The key technical contribution is the reduction of this setting to a (ζ²,α)‑inexact gradient oracle model. Using the notion of (f,ν)‑robust aggregation rules (e.g., geometric median, coordinate‑wise trimmed mean, Krum), the paper proves that the aggregated gradient \tilde∇L_H(x) satisfies
‖\tilde∇L_H(x) – ∇L_H(x)‖² ≤ ν G² + ν B² ‖∇L_H(x)‖²,
where ν is the robustness coefficient of the aggregation rule. By setting ζ² = ν G² and α = ν B², the aggregated gradient becomes a (ζ²,α)‑inexact oracle of the true global gradient. This mapping is tight: leveraging results from Ajalloeian & Stich (2020), the authors show that gradient descent with such an oracle converges to a neighborhood of radius ζ²/(2μ(1–α)). Moreover, known lower bounds on ν (ν ≥ f/(n–2f) and ν = O(f/(n–f))) imply that the asymptotic error matches the previously established Byzantine lower bound, confirming that no information is lost in the reduction.

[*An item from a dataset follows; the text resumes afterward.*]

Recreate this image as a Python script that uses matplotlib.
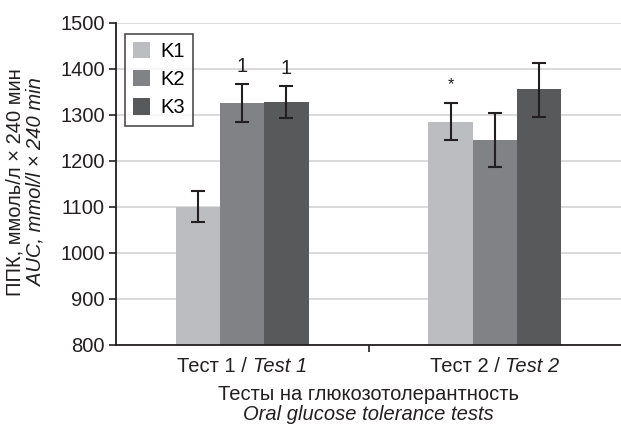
import matplotlib
matplotlib.use("Agg")
import matplotlib.pyplot as plt
import numpy as np
from matplotlib.transforms import offset_copy

plt.rcParams['font.family'] = ['Liberation Sans', 'DejaVu Sans']

categories_ru = ["Тест 1 / ", "Тест 2 / "]
categories_en = ["Test 1", "Test 2"]
series = ["K1", "K2", "K3"]
values = {
    "K1": [1100, 1285],
    "K2": [1327, 1246],
    "K3": [1329, 1357],
}
err_low = {
    "K1": [1068, 1246],
    "K2": [1285, 1188],
    "K3": [1293, 1296],
}
err_high = {
    "K1": [1135, 1327],
    "K2": [1367, 1304],
    "K3": [1362, 1414],
}
annotations = {("K2", 0): "1", ("K3", 0): "1", ("K1", 1): "*"}
yticks = [800, 900, 1000, 1100, 1200, 1300, 1400, 1500]

colors = {"K1": "#bcbdc1", "K2": "#808285", "K3": "#58595b"}
ink = '#231f20'
FS = 14.5

fig = plt.figure(figsize=(6.21, 4.26), dpi=100)
ax = fig.add_axes([116/621, 1-345/426, 1-116/621, (345-23)/426])

x = np.arange(len(categories_ru))
w = 0.175
for i, s in enumerate(series):
    xs = x + (i - 1) * w
    v = np.array(values[s])
    lo = v - np.array(err_low[s])
    hi = np.array(err_high[s]) - v
    ax.bar(xs, v - 800, bottom=800, width=w, color=colors[s], label=s, zorder=2)
    ax.errorbar(xs, v, yerr=[lo, hi], fmt='none', ecolor=ink,
                elinewidth=1.5, capsize=5, capthick=1.5, zorder=3)
    for j in range(len(categories_ru)):
        key = (s, j)
        if key in annotations:
            t = annotations[key]
            if t == "*":
                ax.text(xs[j], err_high[s][j] + 22, t, ha='center', va='bottom',
                        fontsize=12, color=ink)
            else:
                ax.text(xs[j], err_high[s][j] + 18, t, ha='center', va='bottom',
                        fontsize=FS, color=ink)

ax.set_xlim(-0.5, 1.5)
ax.set_ylim(800, 1500)
ax.set_yticks(yticks)
ax.yaxis.grid(True, color='#d4d4d4', linewidth=1.2, zorder=0)
ax.set_axisbelow(True)
ax.set_xticks([0.5])
ax.set_xticklabels([""])

for sp in ['top', 'right']:
    ax.spines[sp].set_visible(False)
for sp in ['left', 'bottom']:
    ax.spines[sp].set_color(ink)
    ax.spines[sp].set_linewidth(1.3)
ax.tick_params(axis='y', length=5, width=1.2, labelsize=FS, colors=ink, pad=3)
ax.tick_params(axis='x', length=5, width=1.2, colors=ink)

leg = ax.legend(loc='upper left', bbox_to_anchor=(0.018, 0.965), fontsize=FS,
                frameon=True, fancybox=False, edgecolor=ink,
                handlelength=0.85, handleheight=0.85, handletextpad=0.5,
                labelspacing=0.45, borderpad=0.4, borderaxespad=0)
leg.get_frame().set_linewidth(1.2)

# category labels: regular + italic pieces, centered together
fig.canvas.draw()
renderer = fig.canvas.get_renderer()
trans = ax.get_xaxis_transform()
for j in range(len(categories_ru)):
    t1 = ax.text(0, 0, categories_ru[j], fontsize=FS, color=ink)
    t2 = ax.text(0, 0, categories_en[j], fontsize=FS, color=ink, style='italic')
    w1 = t1.get_window_extent(renderer).width
    w2 = t2.get_window_extent(renderer).width
    t1.remove(); t2.remove()
    total = w1 + w2
    base = offset_copy(trans, fig=fig, x=-total / 2 * 72 / fig.dpi, y=-27 * 72 / fig.dpi, units='points')
    ax.text(x[j], 0, categories_ru[j], transform=base, fontsize=FS, color=ink,
            ha='left', va='baseline')
    base2 = offset_copy(trans, fig=fig, x=(-total / 2 + w1) * 72 / fig.dpi, y=-27 * 72 / fig.dpi, units='points')
    ax.text(x[j], 0, categories_en[j], transform=base2, fontsize=FS, color=ink,
            style='italic', ha='left', va='baseline')

cx = 0.5 * (116 + 621) / 621
fig.text(cx, 1-394/426, "Тесты на глюкозотолерантность", ha='center',
         va='center', fontsize=FS, color=ink)
fig.text(cx, 1-414/426, "Oral glucose tolerance tests", ha='center',
         va='center', fontsize=FS, style='italic', color=ink)

fig.text(15/621, 1-182/426, "ППК, ммоль/л × 240 мин", rotation=90, ha='center',
         va='center', fontsize=FS, color=ink)
fig.text(36/621, 1-182/426, "AUC, mmol/l × 240 min", rotation=90, ha='center',
         va='center', fontsize=FS, style='italic', color=ink)

fig.savefig("out.png", dpi=100)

Having established the equivalence, the paper imports two families of accelerated algorithms from the inexact‑gradient literature. The first is a Nesterov‑type accelerated method (Devolder et al., 2014) adapted to the Byzantine setting. By carefully choosing the momentum parameters γ_k and Γ_k, the authors obtain a linear convergence rate of O((p μ/L) log(1/ε)), where p depends on the robustness coefficient ν. This is the first provably accelerated first‑order method that tolerates Byzantine failures under moderate heterogeneity.
The second acceleration strategy leverages “optimization under similarity.” The server is assumed to possess an auxiliary loss \tilde L that approximates the true global loss L_H, with the Hessians of the two functions differing by at most Δ in operator norm. The proposed Prox‑Inexact Gradient under Similarity (PIGS) algorithm performs proximal updates using the auxiliary loss while still using the robustly aggregated gradient of L_H. The analysis, extending Woodworth et al. (2023) to handle both additive (ζ²) and multiplicative (α) errors, shows that PIGS converges linearly at rate O((Δ/μ) log(1/ε)). Since Δ can be much smaller than the smoothness constant L, this yields a substantial reduction in the number of communication rounds compared to plain GD.
Empirical evaluation on MNIST and CIFAR‑10 demonstrates that both accelerated schemes achieve the same final test accuracy as state‑of‑the‑art Byzantine‑robust methods while requiring 2–5× fewer communication rounds. The Nesterov‑type method excels under moderate heterogeneity, whereas PIGS provides the greatest gains when a high‑quality similarity model is available (small Δ). The experiments also confirm robustness up to 30 % Byzantine clients.
In summary, the paper provides a clean, modular reduction of Byzantine‑robust federated learning to the well‑studied inexact‑gradient framework, enabling the direct transfer of advanced optimization techniques such as Nesterov acceleration and similarity‑based proximal methods. The theoretical results are tight with known lower bounds, and the proposed algorithms achieve provably faster convergence and lower communication complexity, representing a significant step forward for secure and efficient federated learning.